▶ **STATED TASK**
For the copy, please give all of the data again exactly and leave the pictures out.

▶ **EXERCISE DATA**
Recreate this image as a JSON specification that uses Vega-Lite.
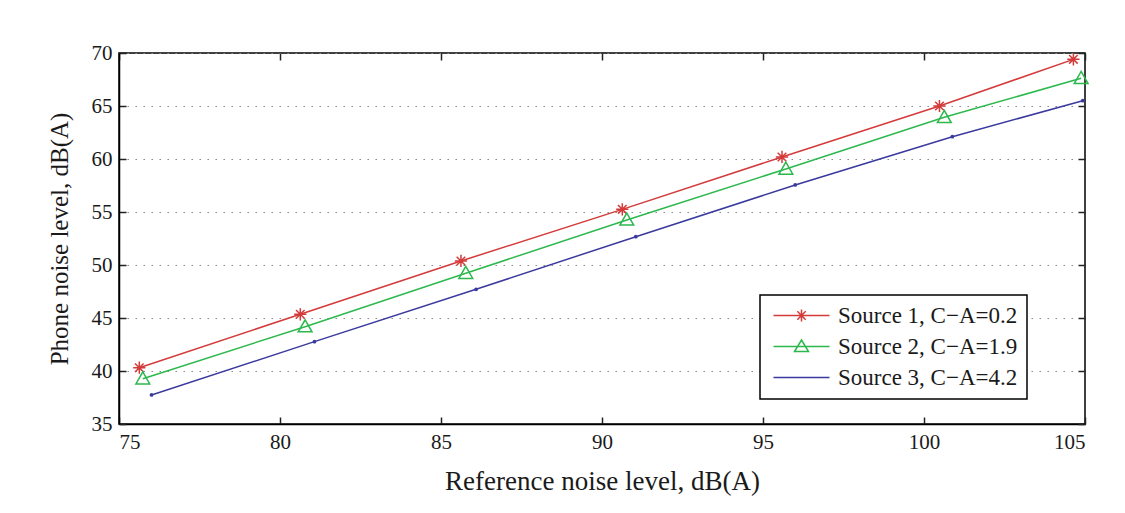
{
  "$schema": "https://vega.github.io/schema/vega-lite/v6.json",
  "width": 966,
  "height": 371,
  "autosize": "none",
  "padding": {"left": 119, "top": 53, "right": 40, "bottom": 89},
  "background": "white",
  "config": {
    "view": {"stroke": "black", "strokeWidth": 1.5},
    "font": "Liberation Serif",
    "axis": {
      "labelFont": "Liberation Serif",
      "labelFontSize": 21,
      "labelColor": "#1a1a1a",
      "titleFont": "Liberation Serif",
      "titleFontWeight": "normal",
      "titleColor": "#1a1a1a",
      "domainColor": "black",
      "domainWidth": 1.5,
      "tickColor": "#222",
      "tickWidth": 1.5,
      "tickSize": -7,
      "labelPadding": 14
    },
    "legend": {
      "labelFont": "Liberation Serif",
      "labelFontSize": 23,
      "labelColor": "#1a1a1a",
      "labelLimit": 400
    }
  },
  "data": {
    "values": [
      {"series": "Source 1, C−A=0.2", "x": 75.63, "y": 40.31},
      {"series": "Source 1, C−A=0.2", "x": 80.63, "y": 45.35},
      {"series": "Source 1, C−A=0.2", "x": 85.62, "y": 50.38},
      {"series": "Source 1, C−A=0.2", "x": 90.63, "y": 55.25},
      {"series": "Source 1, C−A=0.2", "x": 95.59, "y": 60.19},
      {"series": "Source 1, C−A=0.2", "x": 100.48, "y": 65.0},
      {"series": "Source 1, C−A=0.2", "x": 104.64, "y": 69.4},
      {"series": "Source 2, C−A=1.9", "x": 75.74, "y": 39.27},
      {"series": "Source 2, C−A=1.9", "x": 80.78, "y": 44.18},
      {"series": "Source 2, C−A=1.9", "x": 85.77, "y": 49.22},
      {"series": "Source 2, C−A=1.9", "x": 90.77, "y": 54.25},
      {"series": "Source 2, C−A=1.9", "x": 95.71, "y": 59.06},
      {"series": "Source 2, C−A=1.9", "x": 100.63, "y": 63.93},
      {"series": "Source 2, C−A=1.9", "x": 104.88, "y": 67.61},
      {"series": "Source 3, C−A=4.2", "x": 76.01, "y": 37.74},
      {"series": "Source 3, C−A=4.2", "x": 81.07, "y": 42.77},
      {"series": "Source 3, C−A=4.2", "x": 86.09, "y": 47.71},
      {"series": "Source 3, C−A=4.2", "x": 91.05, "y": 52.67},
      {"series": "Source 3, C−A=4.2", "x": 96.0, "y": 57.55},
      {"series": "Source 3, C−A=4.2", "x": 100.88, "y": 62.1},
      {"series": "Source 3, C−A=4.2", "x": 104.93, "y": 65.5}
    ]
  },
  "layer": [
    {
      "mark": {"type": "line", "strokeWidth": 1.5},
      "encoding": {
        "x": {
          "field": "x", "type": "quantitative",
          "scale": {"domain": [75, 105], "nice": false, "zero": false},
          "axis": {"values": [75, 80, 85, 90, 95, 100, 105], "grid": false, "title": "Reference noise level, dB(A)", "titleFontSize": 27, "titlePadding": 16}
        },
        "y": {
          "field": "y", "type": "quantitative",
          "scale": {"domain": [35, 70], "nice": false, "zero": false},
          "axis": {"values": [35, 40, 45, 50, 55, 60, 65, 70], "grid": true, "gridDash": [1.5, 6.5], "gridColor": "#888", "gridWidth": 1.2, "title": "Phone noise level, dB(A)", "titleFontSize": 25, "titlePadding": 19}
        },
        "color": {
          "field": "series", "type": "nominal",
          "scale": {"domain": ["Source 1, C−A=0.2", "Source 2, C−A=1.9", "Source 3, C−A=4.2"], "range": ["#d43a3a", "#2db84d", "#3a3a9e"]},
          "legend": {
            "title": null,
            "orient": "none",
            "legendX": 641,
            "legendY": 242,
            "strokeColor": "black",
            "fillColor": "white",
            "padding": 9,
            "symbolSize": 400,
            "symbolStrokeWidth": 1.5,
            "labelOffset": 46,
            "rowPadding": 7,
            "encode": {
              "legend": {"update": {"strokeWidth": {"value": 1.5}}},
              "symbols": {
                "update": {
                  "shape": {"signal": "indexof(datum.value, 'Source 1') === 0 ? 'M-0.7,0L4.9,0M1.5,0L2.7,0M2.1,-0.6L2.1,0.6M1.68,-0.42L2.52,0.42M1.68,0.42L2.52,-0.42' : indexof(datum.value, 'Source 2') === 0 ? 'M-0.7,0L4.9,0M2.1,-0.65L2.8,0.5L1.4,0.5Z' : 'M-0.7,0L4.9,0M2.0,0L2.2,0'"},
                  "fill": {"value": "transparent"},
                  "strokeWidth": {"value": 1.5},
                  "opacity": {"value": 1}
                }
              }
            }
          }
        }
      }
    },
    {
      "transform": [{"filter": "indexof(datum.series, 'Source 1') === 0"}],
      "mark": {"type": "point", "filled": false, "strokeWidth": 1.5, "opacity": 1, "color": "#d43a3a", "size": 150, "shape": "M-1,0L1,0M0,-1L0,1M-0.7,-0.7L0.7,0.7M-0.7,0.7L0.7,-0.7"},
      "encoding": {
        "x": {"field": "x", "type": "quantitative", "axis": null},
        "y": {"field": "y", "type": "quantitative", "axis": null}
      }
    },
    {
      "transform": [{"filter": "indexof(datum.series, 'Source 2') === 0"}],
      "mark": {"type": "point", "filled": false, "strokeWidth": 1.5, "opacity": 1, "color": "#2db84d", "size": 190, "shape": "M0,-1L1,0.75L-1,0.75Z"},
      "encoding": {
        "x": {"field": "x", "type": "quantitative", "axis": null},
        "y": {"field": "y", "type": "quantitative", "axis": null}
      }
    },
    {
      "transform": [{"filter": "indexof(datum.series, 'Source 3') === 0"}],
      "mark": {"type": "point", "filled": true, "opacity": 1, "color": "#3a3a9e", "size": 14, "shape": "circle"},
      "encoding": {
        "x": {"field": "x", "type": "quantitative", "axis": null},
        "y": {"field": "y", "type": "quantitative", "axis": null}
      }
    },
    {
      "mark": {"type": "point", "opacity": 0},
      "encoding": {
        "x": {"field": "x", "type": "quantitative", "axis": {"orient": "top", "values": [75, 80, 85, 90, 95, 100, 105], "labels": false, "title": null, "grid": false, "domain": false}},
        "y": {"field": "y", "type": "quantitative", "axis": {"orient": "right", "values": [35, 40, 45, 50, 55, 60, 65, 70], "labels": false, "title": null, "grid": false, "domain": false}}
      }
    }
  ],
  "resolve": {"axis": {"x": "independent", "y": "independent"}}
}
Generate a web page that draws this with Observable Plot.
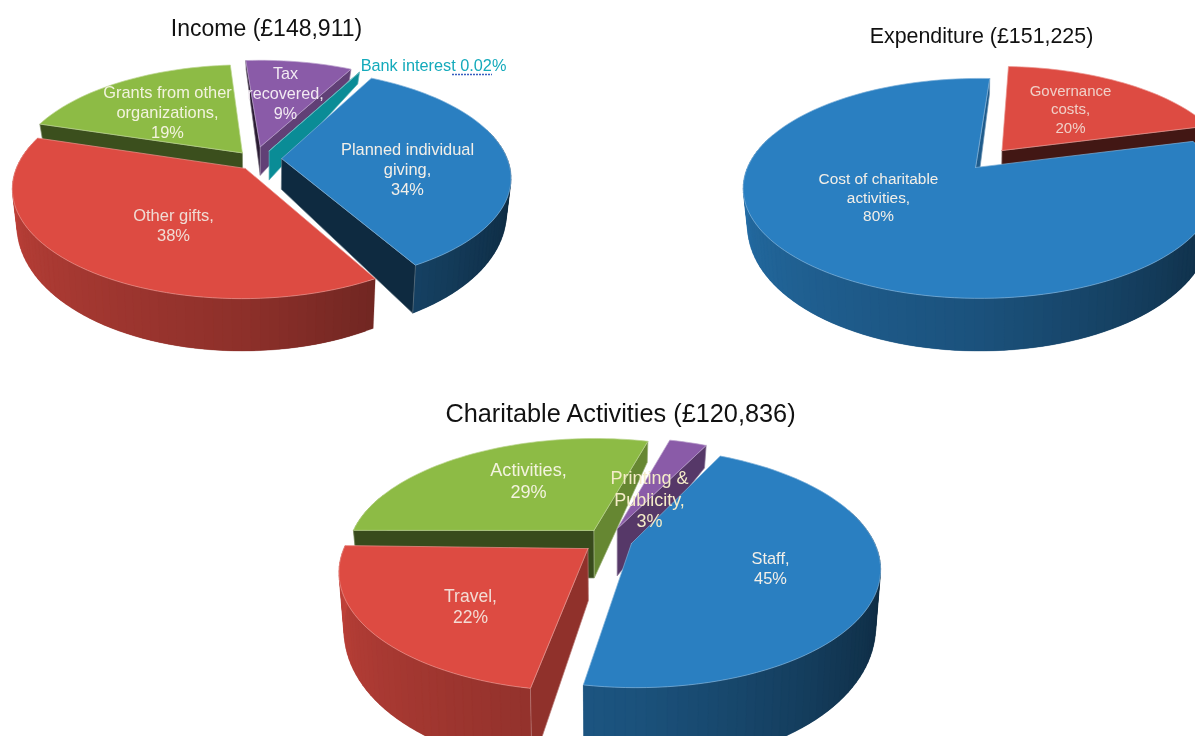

▶ **RESPONSE BELOW**
Recreate this image as a JSON specification that uses Vega-Lite.
{
  "$schema": "https://vega.github.io/schema/vega-lite/v6.json",
  "width": 966,
  "height": 371,
  "autosize": "none",
  "padding": {"left": 119, "top": 53, "right": 40, "bottom": 89},
  "background": "white",
  "config": {
    "view": {"stroke": "black", "strokeWidth": 1.5},
    "font": "Liberation Serif",
    "axis": {
      "labelFont": "Liberation Serif",
      "labelFontSize": 21,
      "labelColor": "#1a1a1a",
      "titleFont": "Liberation Serif",
      "titleFontWeight": "normal",
      "titleColor": "#1a1a1a",
      "domainColor": "black",
      "domainWidth": 1.5,
      "tickColor": "#222",
      "tickWidth": 1.5,
      "tickSize": -7,
      "labelPadding": 14
    },
    "legend": {
      "labelFont": "Liberation Serif",
      "labelFontSize": 23,
      "labelColor": "#1a1a1a",
      "labelLimit": 400
    }
  },
  "data": {
    "values": [
      {"series": "Source 1, C−A=0.2", "x": 75.63, "y": 40.31},
      {"series": "Source 1, C−A=0.2", "x": 80.63, "y": 45.35},
      {"series": "Source 1, C−A=0.2", "x": 85.62, "y": 50.38},
      {"series": "Source 1, C−A=0.2", "x": 90.63, "y": 55.25},
      {"series": "Source 1, C−A=0.2", "x": 95.59, "y": 60.19},
      {"series": "Source 1, C−A=0.2", "x": 100.48, "y": 65.0},
      {"series": "Source 1, C−A=0.2", "x": 104.64, "y": 69.4},
      {"series": "Source 2, C−A=1.9", "x": 75.74, "y": 39.27},
      {"series": "Source 2, C−A=1.9", "x": 80.78, "y": 44.18},
      {"series": "Source 2, C−A=1.9", "x": 85.77, "y": 49.22},
      {"series": "Source 2, C−A=1.9", "x": 90.77, "y": 54.25},
      {"series": "Source 2, C−A=1.9", "x": 95.71, "y": 59.06},
      {"series": "Source 2, C−A=1.9", "x": 100.63, "y": 63.93},
      {"series": "Source 2, C−A=1.9", "x": 104.88, "y": 67.61},
      {"series": "Source 3, C−A=4.2", "x": 76.01, "y": 37.74},
      {"series": "Source 3, C−A=4.2", "x": 81.07, "y": 42.77},
      {"series": "Source 3, C−A=4.2", "x": 86.09, "y": 47.71},
      {"series": "Source 3, C−A=4.2", "x": 91.05, "y": 52.67},
      {"series": "Source 3, C−A=4.2", "x": 96.0, "y": 57.55},
      {"series": "Source 3, C−A=4.2", "x": 100.88, "y": 62.1},
      {"series": "Source 3, C−A=4.2", "x": 104.93, "y": 65.5}
    ]
  },
  "layer": [
    {
      "mark": {"type": "line", "strokeWidth": 1.5},
      "encoding": {
        "x": {
          "field": "x", "type": "quantitative",
          "scale": {"domain": [75, 105], "nice": false, "zero": false},
          "axis": {"values": [75, 80, 85, 90, 95, 100, 105], "grid": false, "title": "Reference noise level, dB(A)", "titleFontSize": 27, "titlePadding": 16}
        },
        "y": {
          "field": "y", "type": "quantitative",
          "scale": {"domain": [35, 70], "nice": false, "zero": false},
          "axis": {"values": [35, 40, 45, 50, 55, 60, 65, 70], "grid": true, "gridDash": [1.5, 6.5], "gridColor": "#888", "gridWidth": 1.2, "title": "Phone noise level, dB(A)", "titleFontSize": 25, "titlePadding": 19}
        },
        "color": {
          "field": "series", "type": "nominal",
          "scale": {"domain": ["Source 1, C−A=0.2", "Source 2, C−A=1.9", "Source 3, C−A=4.2"], "range": ["#d43a3a", "#2db84d", "#3a3a9e"]},
          "legend": {
            "title": null,
            "orient": "none",
            "legendX": 641,
            "legendY": 242,
            "strokeColor": "black",
            "fillColor": "white",
            "padding": 9,
            "symbolSize": 400,
            "symbolStrokeWidth": 1.5,
            "labelOffset": 46,
            "rowPadding": 7,
            "encode": {
              "legend": {"update": {"strokeWidth": {"value": 1.5}}},
              "symbols": {
                "update": {
                  "shape": {"signal": "indexof(datum.value, 'Source 1') === 0 ? 'M-0.7,0L4.9,0M1.5,0L2.7,0M2.1,-0.6L2.1,0.6M1.68,-0.42L2.52,0.42M1.68,0.42L2.52,-0.42' : indexof(datum.value, 'Source 2') === 0 ? 'M-0.7,0L4.9,0M2.1,-0.65L2.8,0.5L1.4,0.5Z' : 'M-0.7,0L4.9,0M2.0,0L2.2,0'"},
                  "fill": {"value": "transparent"},
                  "strokeWidth": {"value": 1.5},
                  "opacity": {"value": 1}
                }
              }
            }
          }
        }
      }
    },
    {
      "transform": [{"filter": "indexof(datum.series, 'Source 1') === 0"}],
      "mark": {"type": "point", "filled": false, "strokeWidth": 1.5, "opacity": 1, "color": "#d43a3a", "size": 150, "shape": "M-1,0L1,0M0,-1L0,1M-0.7,-0.7L0.7,0.7M-0.7,0.7L0.7,-0.7"},
      "encoding": {
        "x": {"field": "x", "type": "quantitative", "axis": null},
        "y": {"field": "y", "type": "quantitative", "axis": null}
      }
    },
    {
      "transform": [{"filter": "indexof(datum.series, 'Source 2') === 0"}],
      "mark": {"type": "point", "filled": false, "strokeWidth": 1.5, "opacity": 1, "color": "#2db84d", "size": 190, "shape": "M0,-1L1,0.75L-1,0.75Z"},
      "encoding": {
        "x": {"field": "x", "type": "quantitative", "axis": null},
        "y": {"field": "y", "type": "quantitative", "axis": null}
      }
    },
    {
      "transform": [{"filter": "indexof(datum.series, 'Source 3') === 0"}],
      "mark": {"type": "point", "filled": true, "opacity": 1, "color": "#3a3a9e", "size": 14, "shape": "circle"},
      "encoding": {
        "x": {"field": "x", "type": "quantitative", "axis": null},
        "y": {"field": "y", "type": "quantitative", "axis": null}
      }
    },
    {
      "mark": {"type": "point", "opacity": 0},
      "encoding": {
        "x": {"field": "x", "type": "quantitative", "axis": {"orient": "top", "values": [75, 80, 85, 90, 95, 100, 105], "labels": false, "title": null, "grid": false, "domain": false}},
        "y": {"field": "y", "type": "quantitative", "axis": {"orient": "right", "values": [35, 40, 45, 50, 55, 60, 65, 70], "labels": false, "title": null, "grid": false, "domain": false}}
      }
    }
  ],
  "resolve": {"axis": {"x": "independent", "y": "independent"}}
}
Generate a web page that draws this with Observable Plot.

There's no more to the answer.